El 20 de abril de 2016 era un día como cualquiera para los habitantes de Coatzacoalcos, Veracruz. A las 15:15 horas –según la información oficial de Pemex- todo cambió. El ruido de dos fuertes explosiones en la Planta Clorados III del complejo Pajaritos y la nube negra que vino después, convirtieron aquel miércoles en un día fatídico para miles de personas.

Seis meses han pasado desde aquella tragedia arrebató la vida a 32 personas y dejó cientos de heridos y un coctel de tóxicos en el ambiente. Hasta ahora no hay culpables, menos sanciones y mucho menos, una explicación clara sobre las causas del siniestro, gracias a la impunidad y opacidad con la que las autoridades mexicanas han llevado este caso.

Al principio, el polémico gobernador (ahora con licencia) del estado, Javier Duarte, las autoridades sanitarias y de medio ambiente del país, decían que la emergencia estaba controlada, que no había riesgo para la población; presumían lo rápido de su actuar y prometían llegar al fondo del asunto y castigar a los culpables y sobre todo, proteger a las personas. Nada de eso ha ocurrido.

Ni las autoridades federales y estatales, ni la firma Petroquímica Mexicana de Vinilo (PMV), operada por Mexichem y Pemex, han dado una explicación sobre las causas de la explosión; no hay resultados de los estudios sanitarios que el secretario de Salud estatal, Fernando Benítez prometió realizar; tampoco se conoce la “investigación de fondo” que anunció el director general de Pemex, José Antonio González Anaya.

La impunidad y opacidad imperan en este caso, como en muchos otros en los que se apela al olvido, pero la memoria social y la evidencia del daño existen. El 23 y 24 de abril, un equipo de Greenpeace se trasladó a Coatzacoalcos para hacer por primera vez en el país, lo que en la teoría le correspondía a las autoridades: analizar el impacto de la emergencia química en las personas y el ambiente.

Se tomaron muestras de agua residual industrial, agua del río Coatzacoalcos, del suelo y polvo superficiales y los resultados fueron alarmantes: encontramos la presencia en agua de al menos 59 químicos orgánicos aislados, entre ellos algunos considerados de alto riesgo y cancerígenos como el Dicloruro de Etileno (EDC), así como la existencia de otras sustancias tóxicas conocidas como dioxinas y furanos sujetas –al menos en el papel- a estrictas regulaciones en México. Link a reporte completo:  http://www.greenpeace.org/mexico/Global/mexico/Docs/2016/toxicos/Pajaritos-una- bomba-de- toxicos.pdf

La legislación exige a los emisores de dioxinas informar cualquier cantidad de esta sustancia que sea liberada al medio ambiente. Sin embargo, en México, no se analiza el impacto en las personas y en los ecosistemas por la exposición a dioxinas y furanos, pese a que son sustancias incluidas en el Convenio de Estocolmo por su peligrosidad. A seis meses de la emergencia química, la población y la opinión pública carecen de información sobre los riesgos a los que están expuestos las personas tras la explosión.

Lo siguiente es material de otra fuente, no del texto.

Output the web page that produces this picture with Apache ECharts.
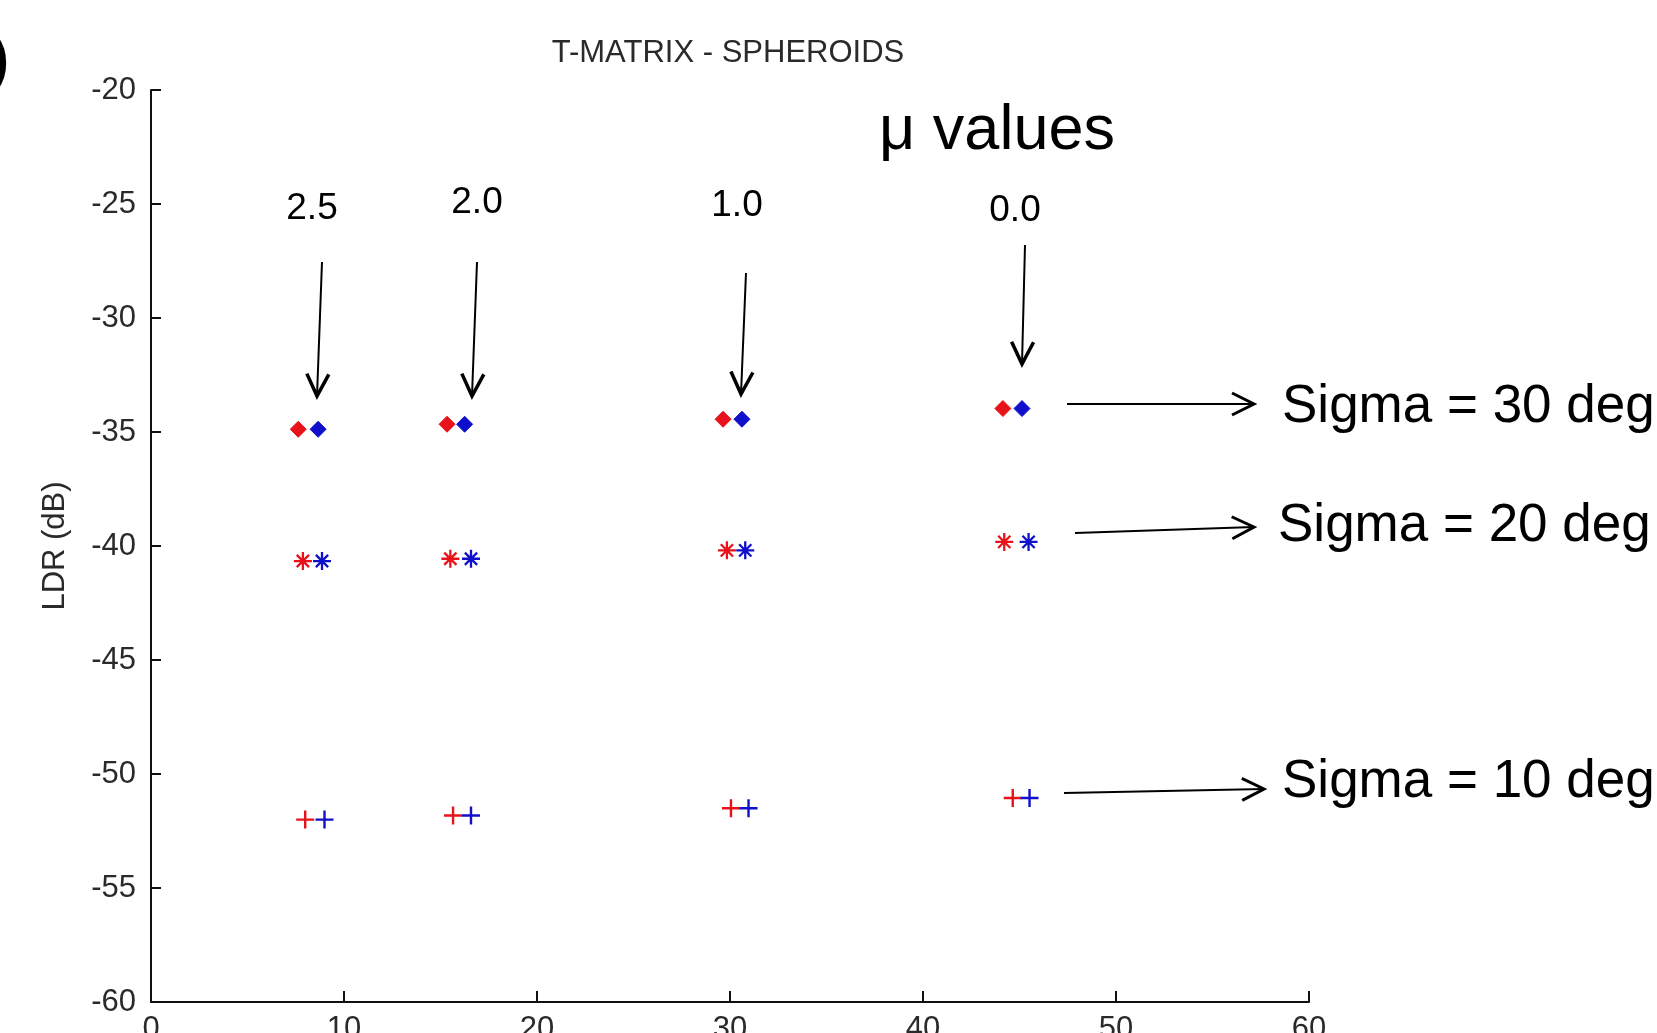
<!DOCTYPE html>
<html>
<head>
<meta charset="utf-8">
<script src="https://cdn.jsdelivr.net/npm/echarts@6/dist/echarts.min.js"></script>
<style>
html,body{margin:0;padding:0;background:#fff;overflow:hidden;}
#chart{width:1657px;height:1033px;}
</style>
</head>
<body>
<div id="chart"></div>
<script>
// ---- data ----
const xTicks = [0, 10, 20, 30, 40, 50, 60];
const yTicks = [-60, -55, -50, -45, -40, -35, -30, -25, -20];
const muLabels = ['2.5', '2.0', '1.0', '0.0'];
const sigmaLabels = ['Sigma = 30 deg', 'Sigma = 20 deg', 'Sigma = 10 deg'];

const xRed30  = [7.63, 15.34, 29.64, 44.14];
const xBlue30 = [8.66, 16.25, 30.62, 45.13];
const y30     = [-34.88, -34.66, -34.44, -33.97];

const xRed20  = [7.87, 15.51, 29.84, 44.21];
const xBlue20 = [8.86, 16.58, 30.79, 45.47];
const y20     = [-40.66, -40.56, -40.19, -39.82];

const xRed10  = [7.99, 15.65, 30.05, 44.65];
const xBlue10 = [8.99, 16.58, 30.96, 45.52];
const y10     = [-52.00, -51.82, -51.50, -51.05];

function pairs(xs, ys) { return xs.map((x, i) => [x, ys[i]]); }

const RED = '#e8121a', BLUE = '#1010cc';
const STAR = 'path://M5,0L5,10M0,5L10,5M1.6,1.6L8.4,8.4M8.4,1.6L1.6,8.4';
const PLUS = 'path://M5,0L5,10M0,5L10,5';

function scatter(name, data, color, symbol, size, stroke) {
  const s = {
    name: name, type: 'scatter', data: data, symbol: symbol, symbolSize: size,
    itemStyle: { color: color, opacity: 1 },
    emphasis: { disabled: true }, z: 5
  };
  if (stroke) { s.itemStyle.borderColor = color; s.itemStyle.borderWidth = stroke; }
  return s;
}

// ---- annotation helpers (pixel layout) ----
function arrow(x1, y1, x2, y2, hl, hw, lw, hlw) {
  const dx = x2 - x1, dy = y2 - y1, L = Math.hypot(dx, dy);
  const ux = dx / L, uy = dy / L, px = -uy, py = ux;
  const bx = x2 - ux * hl, by = y2 - uy * hl;
  return [
    { type: 'polyline', shape: { points: [[x1, y1], [x2, y2]] }, style: { stroke: '#000', lineWidth: lw, fill: null } },
    { type: 'polyline', shape: { points: [[bx + px * hw, by + py * hw], [x2, y2], [bx - px * hw, by - py * hw]] },
      style: { stroke: '#000', lineWidth: hlw, fill: null, lineJoin: 'miter' } }
  ];
}
function txt(s, x, y, size, align) {
  return { type: 'text', x: x, y: y,
    style: { text: s, font: size + 'px "Liberation Sans", Arial, sans-serif', fill: '#000', align: align || 'center', verticalAlign: 'middle' } };
}

const AXIS_FONT = '"Liberation Sans", Arial, sans-serif';
const AXIS_COLOR = '#2a2a2a';

const graphics = [].concat(
  [txt(')', 9, 62, 58, 'right')],
  [txt('μ values', 997, 132, 63, 'center')],
  [txt(muLabels[0], 312, 209, 37), txt(muLabels[1], 477, 203, 37), txt(muLabels[2], 737, 206, 37), txt(muLabels[3], 1015, 211, 37)],
  arrow(322, 262, 317, 396, 22, 11, 2, 3.5),
  arrow(477, 262, 472, 396, 22, 11, 2, 3.5),
  arrow(746, 273, 741, 394, 22, 11, 2, 3.5),
  arrow(1025, 245, 1022, 364, 22, 11, 2, 3.5),
  arrow(1067, 404, 1254, 404, 22, 11, 2, 3),
  arrow(1075, 533, 1254, 527, 22, 11, 2, 3),
  arrow(1064, 793, 1264, 789, 22, 11, 2, 3),
  [txt(sigmaLabels[0], 1282, 407, 53, 'left'), txt(sigmaLabels[1], 1278, 526, 53, 'left'), txt(sigmaLabels[2], 1282, 782, 53, 'left')]
);
graphics.forEach(g => { g.z = 50; g.silent = true; });
graphics[0].style.font = 'bold 58px "Liberation Sans", Arial, sans-serif';

const chart = echarts.init(document.getElementById('chart'), null, { renderer: 'canvas' });
chart.setOption({
  backgroundColor: '#ffffff',
  animation: false,
  title: {
    text: 'T-MATRIX - SPHEROIDS', left: 723, top: 33, textAlign: 'center',
    textStyle: { fontFamily: AXIS_FONT, fontSize: 31, fontWeight: 'normal', color: AXIS_COLOR }
  },
  grid: { left: 151, right: 348, top: 90, bottom: 31, containLabel: false, outerBoundsMode: 'none' },
  xAxis: {
    type: 'value', min: xTicks[0], max: xTicks[xTicks.length - 1], interval: 10,
    axisLine: { show: true, onZero: false, lineStyle: { color: '#111', width: 2 } },
    axisTick: { show: true, inside: true, length: 11, lineStyle: { color: '#111', width: 2 } },
    axisLabel: { margin: 12, fontFamily: AXIS_FONT, fontSize: 31, color: AXIS_COLOR, showMinLabel: true, showMaxLabel: true },
    splitLine: { show: false }
  },
  yAxis: {
    type: 'value', min: yTicks[0], max: yTicks[yTicks.length - 1], interval: 5,
    name: 'LDR (dB)', nameLocation: 'middle', nameRotate: 90, nameGap: 80,
    nameTextStyle: { fontFamily: AXIS_FONT, fontSize: 31, color: AXIS_COLOR },
    axisLine: { show: true, onZero: false, lineStyle: { color: '#111', width: 2 } },
    axisTick: { show: true, inside: true, length: 10, lineStyle: { color: '#111', width: 2 } },
    axisLabel: { margin: 15, fontFamily: AXIS_FONT, fontSize: 31, color: AXIS_COLOR, showMinLabel: true, showMaxLabel: true },
    splitLine: { show: false }
  },
  series: [
    scatter('Sigma 30 (red)', pairs(xRed30, y30), RED, 'diamond', [16, 16], 1),
    scatter('Sigma 30 (blue)', pairs(xBlue30, y30), BLUE, 'diamond', [16, 16], 1),
    scatter('Sigma 20 (red)', pairs(xRed20, y20), RED, STAR, 18, 2.3),
    scatter('Sigma 20 (blue)', pairs(xBlue20, y20), BLUE, STAR, 18, 2.3),
    scatter('Sigma 10 (red)', pairs(xRed10, y10), RED, PLUS, 18, 2.4),
    scatter('Sigma 10 (blue)', pairs(xBlue10, y10), BLUE, PLUS, 18, 2.4)
  ],
  graphic: graphics
});
</script>
</body>
</html>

Por si fuera poco, las autoridades ambientales ha guardado silencio sobre el supuesto plan de remediación que solicitó a Mexichem en junio pasado y sobre la limpieza del sitio, qué empresas se encargaron de retirar los residuos tóxicos, quién los caracterizó y cuál fue el destino final de los mismos.

Es urgente que el gobierno mexicano transparente la información sobre los hechos, sus planes de acción y las medidas que tomará para evitar que casos como éste se repitan. A medio año de la tragedia en Pajaritos, no olvidamos y seguimos exigiendo la verdad.